Physician CV Format
The new year is finally here, which means many residents, fellows, and practicing physicians will start their job search for employment later this year. One important aspect of any physician job search is creating or updating their Physician CV. If you are one of those physicians who need to create or update your CV, make sure that you are familiar with how a CV should be.
Keep formatting the same throughout.
Your CV is a representation of you, so you want to make sure that if you are boasting your organizational skills, you want to make sure that you are proving it with your CV. I have come across multiple CVs that have multiple variations of date formats, font types, or font sizes. Use the same font type throughout the entire CV, keep all headers formatted the same, and format dates and years the same throughout.
Organize the information to make sense.
Even though there is no set order for the sections in your CV, make sure that the order your presenting makes sense. For instance, if you are still in training, you should not have your education and training listed on the last page. As you are entering the information into each section, also remember to keep the information in reverse chronological order. This means that you will need to list the information from the most recent start date to the least recent start date. This allows employers to easily read through the information without having to search to decipher the correct order.

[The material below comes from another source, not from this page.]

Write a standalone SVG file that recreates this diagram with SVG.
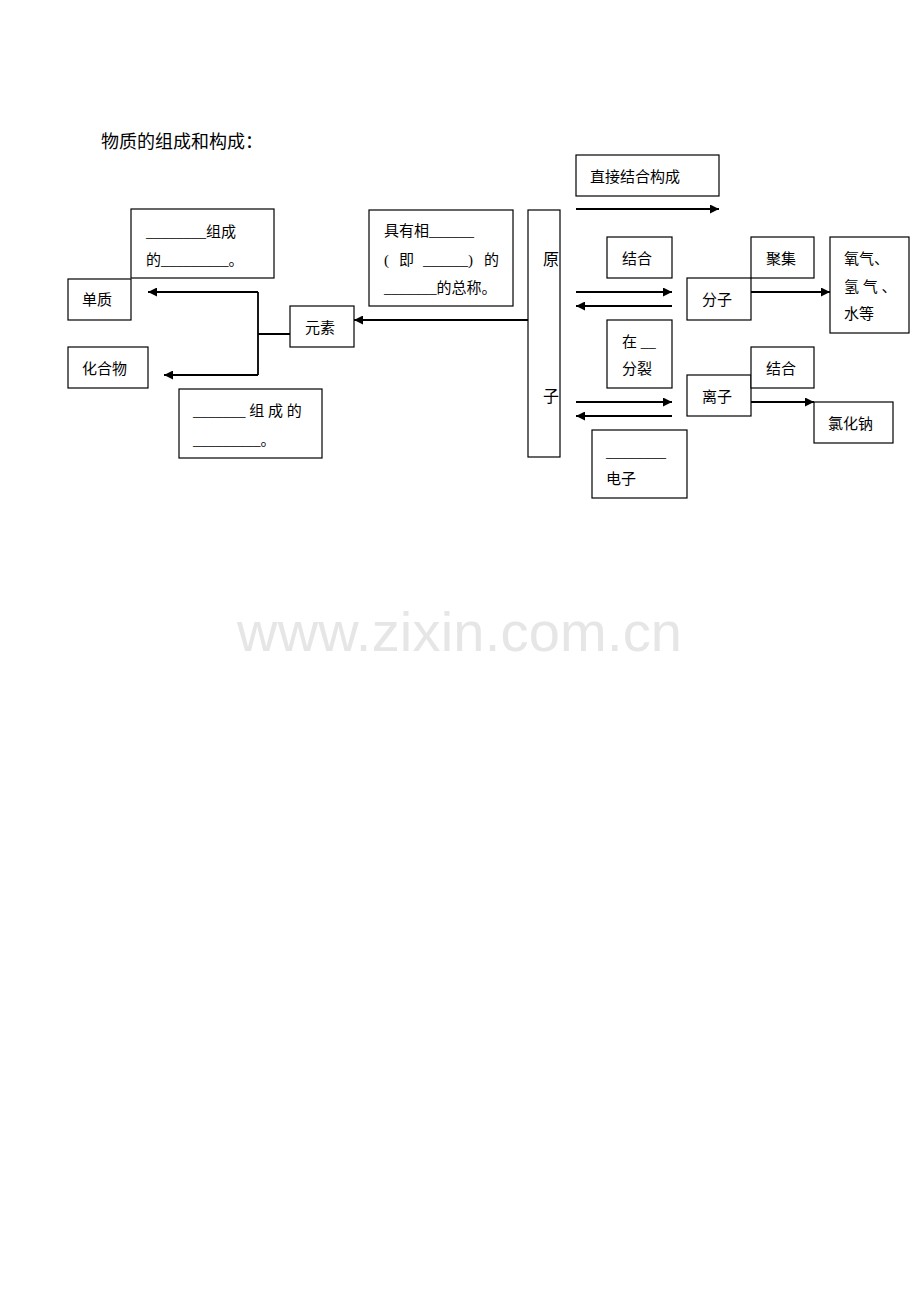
<svg xmlns="http://www.w3.org/2000/svg" width="920" height="1300" viewBox="0 0 920 1300">
<style>
.bx{fill:#fff;stroke:#000;stroke-width:1.2}
.t{font-family:"Liberation Serif","Noto Sans CJK SC",serif;font-size:15px;fill:#000}
.ln{fill:none;stroke:#000;stroke-width:1.8}
.ar{fill:none;stroke:#000;stroke-width:1.8;marker-end:url(#ah)}
.wm{font-family:"Liberation Sans",Arial,sans-serif;font-size:56px;fill:#e6e6e6}
</style>
<defs>
<marker id="ah" viewBox="0 0 10 10" refX="10" refY="5" markerWidth="11" markerHeight="9" markerUnits="userSpaceOnUse" orient="auto"><path d="M0,0 L10,5 L0,10 z" fill="#000"/></marker>
</defs>
<rect width="920" height="1300" fill="#fff"/>
<text class="wm" x="237" y="651" textLength="445">www.zixin.com.cn</text>
<text class="t" x="101" y="148" style="font-size:18px">物质的组成和构成：</text>

<g id="connectors">
<path class="ln" d="M290,334 H258 M258,292 V375"/>
<path class="ar" d="M258,292 H148"/>
<path class="ar" d="M258,375 H164"/>
<path class="ar" d="M528,320 H354"/>
<path class="ar" d="M576,209 H719"/>
<path class="ar" d="M576,292 H672"/>
<path class="ar" d="M672,306 H576"/>
<path class="ar" d="M576,402 H672"/>
<path class="ar" d="M672,416 H576"/>
<path class="ar" d="M751,292 H830"/>
<path class="ar" d="M751,402 H814"/>
</g>

<g id="danzhi"><rect class="bx" x="68" y="279" width="63" height="41"/><text class="t" x="82" y="305">单质</text></g>
<g id="note1"><rect class="bx" x="131" y="209" width="143" height="69"/>
<text class="t" x="146" y="237">________组成</text>
<text class="t" x="146" y="265">的_________。</text></g>
<g id="huahewu"><rect class="bx" x="68" y="347" width="80" height="41"/><text class="t" x="82" y="374">化合物</text></g>
<g id="note2"><rect class="bx" x="179" y="389" width="143" height="69"/>
<text class="t" x="193" y="416">_______ 组 成 的</text>
<text class="t" x="193" y="445">_________。</text></g>
<g id="yuansu"><rect class="bx" x="290" y="306" width="64" height="41"/><text class="t" x="305" y="333">元素</text></g>
<g id="note3"><rect class="bx" x="369" y="210" width="144" height="96"/>
<text class="t" x="384" y="236">具有相______</text>
<text class="t" x="384" y="265">(</text><text class="t" x="399" y="265">即</text><text class="t" x="423" y="265">______)</text><text class="t" x="484" y="265">的</text>
<text class="t" x="384" y="293">_______的总称。</text></g>
<g id="yuanzi"><rect class="bx" x="528" y="210" width="32" height="247"/>
<text class="t" x="543" y="265" style="font-size:16px">原</text>
<text class="t" x="543" y="402" style="font-size:16px">子</text></g>
<g id="zhijie"><rect class="bx" x="576" y="155" width="143" height="41"/><text class="t" x="590" y="182">直接结合构成</text></g>
<g id="jiehe1"><rect class="bx" x="607" y="237" width="65" height="41"/><text class="t" x="622" y="264">结合</text></g>
<g id="fenlie"><rect class="bx" x="607" y="320" width="65" height="68"/>
<text class="t" x="622" y="347">在 __</text>
<text class="t" x="622" y="374">分裂</text></g>
<g id="dianzi"><rect class="bx" x="592" y="430" width="95" height="68"/>
<text class="t" x="606" y="457">________</text>
<text class="t" x="606" y="484">电子</text></g>
<g id="fenzi"><rect class="bx" x="687" y="278" width="64" height="42"/><text class="t" x="702" y="305">分子</text></g>
<g id="juji"><rect class="bx" x="751" y="237" width="63" height="41"/><text class="t" x="766" y="264">聚集</text></g>
<g id="yangqi"><rect class="bx" x="830" y="237" width="79" height="96"/>
<text class="t" x="844" y="264">氧气、</text>
<text class="t" x="844" y="292">氢 气 、</text>
<text class="t" x="844" y="319">水等</text></g>
<g id="lizi"><rect class="bx" x="687" y="375" width="64" height="41"/><text class="t" x="702" y="402">离子</text></g>
<g id="jiehe2"><rect class="bx" x="751" y="347" width="63" height="41"/><text class="t" x="766" y="374">结合</text></g>
<g id="lvhuana"><rect class="bx" x="814" y="402" width="79" height="41"/><text class="t" x="828" y="429">氯化钠</text></g>
</svg>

Include the information they need.
Job opportunities often include specific certifications, licensure, or requirements for the opportunity, so make sure that you are not omitting that information from your CV. Include past experiences that are relevant to the opportunity that you are applying to. You do not need to include positions that are non-medical like Target sales associate unless that is explaining a gap in your employment or training. This allows your CV to focus on the information that physician recruiters are interested in.
Keep it brief.
In certain sections of your CV, like the job experience section, you will need to give a brief description of your duties. Make sure that as you are writing these descriptions that you are keeping them to 3 or fewer sentences, or a few bullet points. You do not have to list out every task and responsibility, but those that are most relevant to the opportunity you are applying to. By keeping your descriptions brief, it will also help to keep your CV at a readable length.
Keep it readable.
Your CV should range anywhere between one and five pages, depending on your experiences. Some CVs are longer due to extensive locum tenens positions or research, but you do not want your CV to go over five pages. If you notice that your CV is longer than five pages due to one of the previously mentioned reasons, opt to label the section, "Selected Locums Positions" and list those that are most recent or most relevant to the opportunity. The same goes for research and publications on your CV. Keep the full list of past positions, research, or publications in a separate document that you can send over when requested by the recruiter.